Sanata gereken önem değil, hiç önem verilmiyor.”
***
Konuk Muhittin Yangın olunca, Grup SOS’e de ayrı bir paragraf açmamak olmazdı. Hemen konuyu Grup SOS’in kuruluşuna getirdik ve Grup SOS’in kuruluşunu konuştuk. O günleri anlatırken duygulandı, haklı bir şekilde gururlandı usta ses…
“1987’de liseyi daha yeni bitirmiş bir gençken, Kamil Atik, Mehmet Özçelik, Mehmet Zeyin ve ben Grup SOS’i oluşturduk. Tabii ben bir dönem Avusturalya’da yaşadım. O dönemde Grup SOS’e ara vermek zorunda kaldım. Yola çıkarken daha çok 80’li yıllarda, alternatif rock yapıyorduk. Ünlü grupların parçalarını çalıyorduk. Iron Maiden, Deep Purple, Guns N' Roses gibi grupların parçalarını çalıyorduk.
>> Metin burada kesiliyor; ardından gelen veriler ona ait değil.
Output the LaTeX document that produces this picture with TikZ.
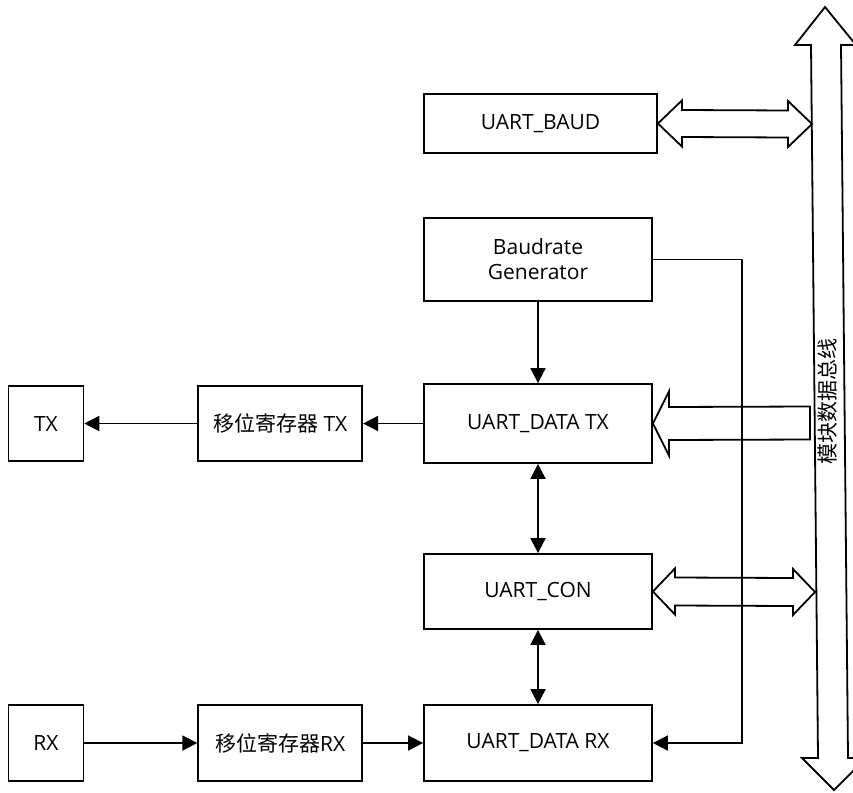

2003 yılında Kıbrıs’ta bir barış süreci yaşandı. Grup SOS olarak barış sürecinde büyük bir rol üstlendik. Referandum mitinglerinde Grup SOS olarak yer aldık. Çünkü Grup SOS barış yanlısı ve insan haklarına duyarlı bir gruptur. Seksen bin kişilik konserlere çıktık. İki toplumlu konserlere imza attık.
Olumlu eleştiriler aldığımız kadar, olumsuz eleştiriler de aldık. Milliyetçi kesimler bu tarz durumlara sıcak bakmıyorlar. Tüm bu yorumlara rağmen biz hiçbir zaman yılmadık ve yolumuza devam ettik. Her zaman da barış yolunda çalmaya devam edeceğiz.”
***
Söyleşimizin sonunda müziğe yeni başlayan genç arkadaşlara hangi önerilerde bulunabileceğini sordum tecrübeli müzisyen Muhittin Yangın’a, “Kendileri olsunlar” diyerek ekledi, “Müziğe yeni başlayan genç arkadaşlar, eğer yetenekli bir müzisyenseler, kesinlikle yollarında yürümelidirler. Yürüyüp kendilerini bulsunlar. Yeteneklerini ortaya çıkarsınlar. Unutulmasın ki, kendiniz olmak için, kendinizi yaratmalısınız. Kendiniz olun.”